**Your instructions:**
Leave out the pictures and repeat the rest of the material exactly.
=== Information provided ===
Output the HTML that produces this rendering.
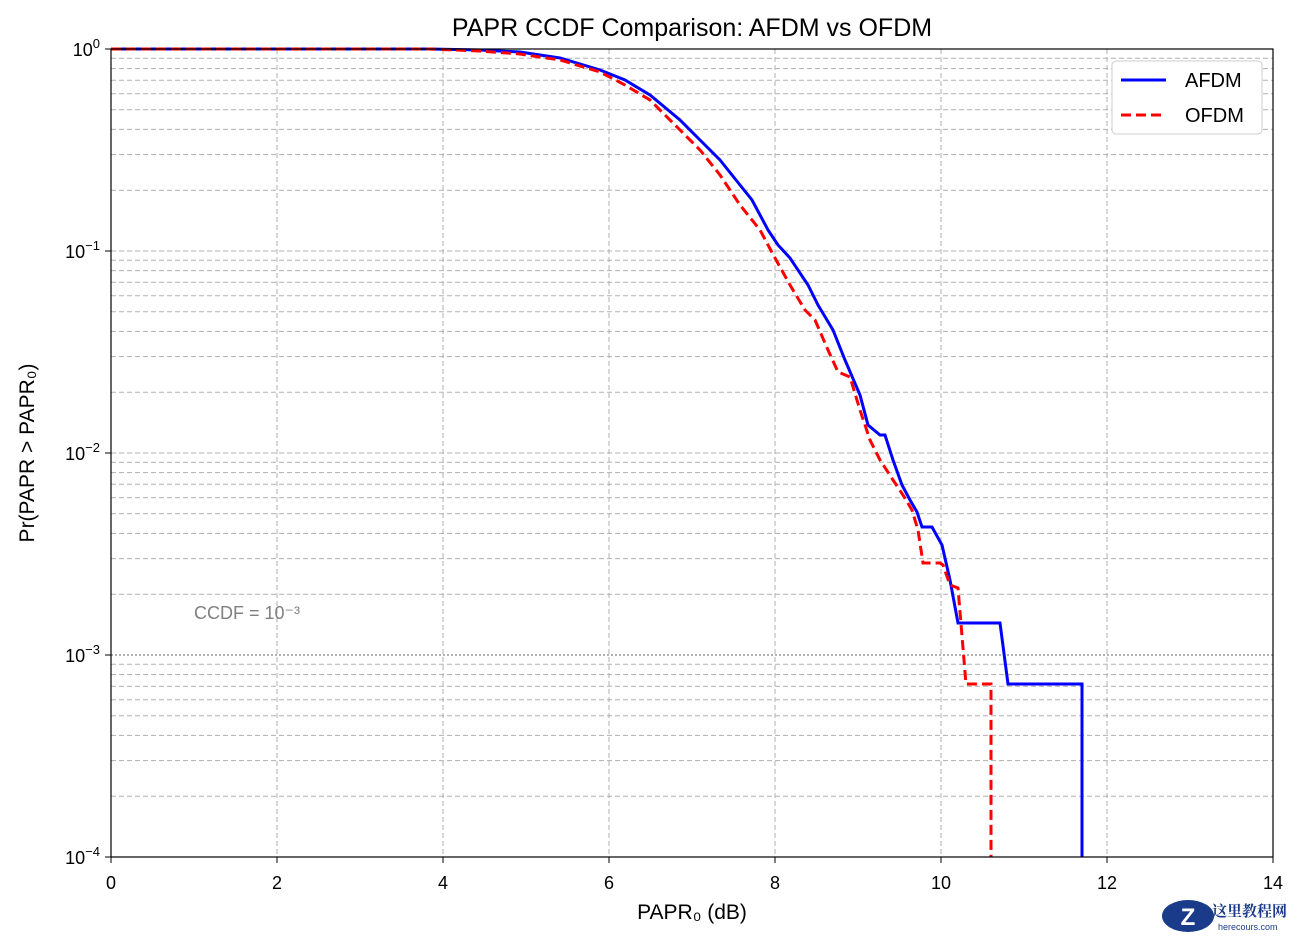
<!DOCTYPE html>
<html><head><meta charset="utf-8"><style>body{margin:0;background:#fff}svg{display:block}</style></head><body>
<svg width="1302" height="939" xmlns="http://www.w3.org/2000/svg" font-family="Liberation Sans, DejaVu Sans, sans-serif">
<rect width="1302" height="939" fill="#fff"/>
<g stroke="#b0b0b0" stroke-width="1" stroke-dasharray="5,3" fill="none">
<path d="M277,49V857M443,49V857M609,49V857M775,49V857M941,49V857M1107,49V857"/>
<path id="dec" d="M111,58.2H1273M111,68.6H1273M111,80.3H1273M111,93.8H1273M111,109.8H1273M111,129.4H1273M111,154.6H1273M111,190.2H1273"/>
<use href="#dec" transform="translate(0,202)"/>
<use href="#dec" transform="translate(0,404)"/>
<use href="#dec" transform="translate(0,606)"/>
<path d="M111,251H1273M111,453H1273"/>
</g>
<path d="M111,655H1273" stroke="#666" stroke-width="1" stroke-dasharray="2,2"/>
<text x="194" y="619" font-size="18" fill="#808080">CCDF = 10⁻³</text>
<polyline fill="none" stroke="#0000ff" stroke-width="3" points="111,49 430,49 480,50 520,52 560,58 600,70 625,80 650,95 680,120 700,140 720,160 740,185 752,200 768,230 778,245 790,258 808,285 818,305 833,330 845,360 860,395 868,425 880,435 885,435 893,460 902,485 910,500 917,512 922,527 932,527 942,545 950,580 958,623 1000,623 1008,684 1082,684 1082,857"/>
<polyline fill="none" stroke="#ff0000" stroke-width="3" stroke-dasharray="10,5" points="111,49 430,49 480,51 520,54 560,60 600,72 625,85 650,100 680,130 700,150 720,175 740,205 760,230 775,258 790,285 805,310 815,320 828,350 838,372 850,377 860,410 870,440 880,460 893,480 903,495 912,510 918,530 923,563 940,563 943,565 950,585 958,588 966,684 991,684 991,857"/>
<rect x="111" y="49" width="1162" height="808" fill="none" stroke="#000" stroke-width="1.2"/>
<g stroke="#000" stroke-width="1">
<path d="M111,857v6M277,857v6M443,857v6M609,857v6M775,857v6M941,857v6M1107,857v6M1273,857v6M111,49h-6M111,251h-6M111,453h-6M111,655h-6M111,857h-6"/>
</g>
<g font-size="18" fill="#000" text-anchor="middle">
<text x="111" y="889">0</text><text x="277" y="889">2</text><text x="443" y="889">4</text><text x="609" y="889">6</text><text x="775" y="889">8</text><text x="941" y="889">10</text><text x="1107" y="889">12</text><text x="1273" y="889">14</text>
</g>
<g font-size="18" fill="#000" text-anchor="end">
<text x="100" y="56">10<tspan dy="-8" font-size="13">0</tspan></text>
<text x="100" y="258">10<tspan dy="-8" font-size="13">−1</tspan></text>
<text x="100" y="460">10<tspan dy="-8" font-size="13">−2</tspan></text>
<text x="100" y="662">10<tspan dy="-8" font-size="13">−3</tspan></text>
<text x="100" y="864">10<tspan dy="-8" font-size="13">−4</tspan></text>
</g>
<text x="692" y="919" font-size="21" text-anchor="middle">PAPR₀ (dB)</text>
<text transform="translate(34,453) rotate(-90)" font-size="21" text-anchor="middle">Pr(PAPR &gt; PAPR₀)</text>
<text x="692" y="36" font-size="25" text-anchor="middle">PAPR CCDF Comparison: AFDM vs OFDM</text>
<rect x="1112" y="61" width="150" height="73" rx="4" fill="#fff" stroke="#ccc"/>
<path d="M1121,80h45" stroke="#0000ff" stroke-width="3"/>
<path d="M1121,115h45" stroke="#ff0000" stroke-width="3" stroke-dasharray="10,5"/>
<text x="1185" y="87" font-size="20">AFDM</text>
<text x="1185" y="122" font-size="20">OFDM</text>
<ellipse cx="1188" cy="916" rx="26" ry="16" fill="#1a3a8a"/>
<text x="1188" y="925" font-size="24" font-weight="bold" fill="#fff" text-anchor="middle">Z</text>
<text x="1212" y="916" font-size="15" font-weight="bold" fill="#1a3a8a" font-family="Liberation Serif, Noto Serif CJK SC, serif">这里教程网</text>
<text x="1218" y="930" font-size="9" fill="#1a3a8a">herecours.com</text>
</svg>
</body></html>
===
**Result of the task:**
Output the HTML that produces this rendering.
<!DOCTYPE html>
<html><head><meta charset="utf-8"><style>body{margin:0;background:#fff}svg{display:block}</style></head><body>
<svg width="1302" height="939" xmlns="http://www.w3.org/2000/svg" font-family="Liberation Sans, DejaVu Sans, sans-serif">
<rect width="1302" height="939" fill="#fff"/>
<g stroke="#b0b0b0" stroke-width="1" stroke-dasharray="5,3" fill="none">
<path d="M277,49V857M443,49V857M609,49V857M775,49V857M941,49V857M1107,49V857"/>
<path id="dec" d="M111,58.2H1273M111,68.6H1273M111,80.3H1273M111,93.8H1273M111,109.8H1273M111,129.4H1273M111,154.6H1273M111,190.2H1273"/>
<use href="#dec" transform="translate(0,202)"/>
<use href="#dec" transform="translate(0,404)"/>
<use href="#dec" transform="translate(0,606)"/>
<path d="M111,251H1273M111,453H1273"/>
</g>
<path d="M111,655H1273" stroke="#666" stroke-width="1" stroke-dasharray="2,2"/>
<text x="194" y="619" font-size="18" fill="#808080">CCDF = 10⁻³</text>
<polyline fill="none" stroke="#0000ff" stroke-width="3" points="111,49 430,49 480,50 520,52 560,58 600,70 625,80 650,95 680,120 700,140 720,160 740,185 752,200 768,230 778,245 790,258 808,285 818,305 833,330 845,360 860,395 868,425 880,435 885,435 893,460 902,485 910,500 917,512 922,527 932,527 942,545 950,580 958,623 1000,623 1008,684 1082,684 1082,857"/>
<polyline fill="none" stroke="#ff0000" stroke-width="3" stroke-dasharray="10,5" points="111,49 430,49 480,51 520,54 560,60 600,72 625,85 650,100 680,130 700,150 720,175 740,205 760,230 775,258 790,285 805,310 815,320 828,350 838,372 850,377 860,410 870,440 880,460 893,480 903,495 912,510 918,530 923,563 940,563 943,565 950,585 958,588 966,684 991,684 991,857"/>
<rect x="111" y="49" width="1162" height="808" fill="none" stroke="#000" stroke-width="1.2"/>
<g stroke="#000" stroke-width="1">
<path d="M111,857v6M277,857v6M443,857v6M609,857v6M775,857v6M941,857v6M1107,857v6M1273,857v6M111,49h-6M111,251h-6M111,453h-6M111,655h-6M111,857h-6"/>
</g>
<g font-size="18" fill="#000" text-anchor="middle">
<text x="111" y="889">0</text><text x="277" y="889">2</text><text x="443" y="889">4</text><text x="609" y="889">6</text><text x="775" y="889">8</text><text x="941" y="889">10</text><text x="1107" y="889">12</text><text x="1273" y="889">14</text>
</g>
<g font-size="18" fill="#000" text-anchor="end">
<text x="100" y="56">10<tspan dy="-8" font-size="13">0</tspan></text>
<text x="100" y="258">10<tspan dy="-8" font-size="13">−1</tspan></text>
<text x="100" y="460">10<tspan dy="-8" font-size="13">−2</tspan></text>
<text x="100" y="662">10<tspan dy="-8" font-size="13">−3</tspan></text>
<text x="100" y="864">10<tspan dy="-8" font-size="13">−4</tspan></text>
</g>
<text x="692" y="919" font-size="21" text-anchor="middle">PAPR₀ (dB)</text>
<text transform="translate(34,453) rotate(-90)" font-size="21" text-anchor="middle">Pr(PAPR &gt; PAPR₀)</text>
<text x="692" y="36" font-size="25" text-anchor="middle">PAPR CCDF Comparison: AFDM vs OFDM</text>
<rect x="1112" y="61" width="150" height="73" rx="4" fill="#fff" stroke="#ccc"/>
<path d="M1121,80h45" stroke="#0000ff" stroke-width="3"/>
<path d="M1121,115h45" stroke="#ff0000" stroke-width="3" stroke-dasharray="10,5"/>
<text x="1185" y="87" font-size="20">AFDM</text>
<text x="1185" y="122" font-size="20">OFDM</text>
<ellipse cx="1188" cy="916" rx="26" ry="16" fill="#1a3a8a"/>
<text x="1188" y="925" font-size="24" font-weight="bold" fill="#fff" text-anchor="middle">Z</text>
<text x="1212" y="916" font-size="15" font-weight="bold" fill="#1a3a8a" font-family="Liberation Serif, Noto Serif CJK SC, serif">这里教程网</text>
<text x="1218" y="930" font-size="9" fill="#1a3a8a">herecours.com</text>
</svg>
</body></html>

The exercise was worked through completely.